Empires in World History: Power and the Politics of Difference, by Jane Burbank and Frederick Cooper
Princeton: Princeton University Press, 2010. Pp. xiv, 511. Illus., maps, diagr., notes, biblio., index. $35.00. ISBN: 0691127085.
In Empires in World History the authors, professors of history at N.Y.U. prolific writers (Russian Empire,
Colonialism in Question, etc.), compare and contrast the evolution, character, structure, and life of several megastates over the ages.
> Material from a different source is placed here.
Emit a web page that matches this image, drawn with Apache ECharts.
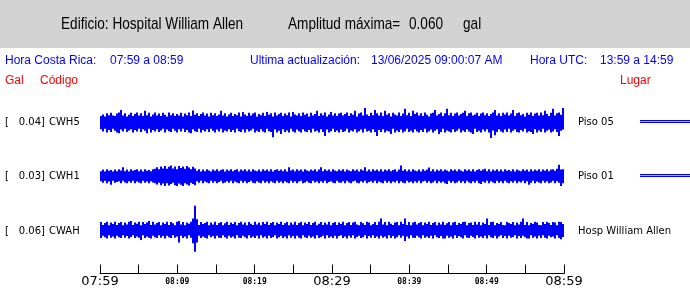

The volume addresses similarities and differences among many “empires” over the ages. Not all of these were genuinely unitary states, as the volume includes some that were loosely linked politically but bound together by strong ideological ties or leaders. Among the entities covered are Rome, China, Medieval Western and Eastern Christendom, the Islamic Caliphate, the Hapsburg world state of Charles V, the Ottoman Empire of Suleiman, the United States, Russia, and so on. The authors delve into many aspects of each empire’s being, ethnicity, religion, economy, as well as leadership, military prowess, and other traditional measures of power. More a “meditation” about history than a detailed study, the authors stress the importance of the differences, not the similarities between the various empires. While the different empires may have had many traits in common, such as the similar solutions the Romans and the Chinese developed for internal
development or frontier defense against the “barbarians,” the authors argue that it is the differences among the various megastates that are more interesting. A good example of a notable difference is, in the case of the Romans and Chinese, why the former empire “fell” never to rise again, while the latter survived a series of “falls,” each time rising again?
A good read for those interested in any of the empires discussed or in the rise and fall of megastates.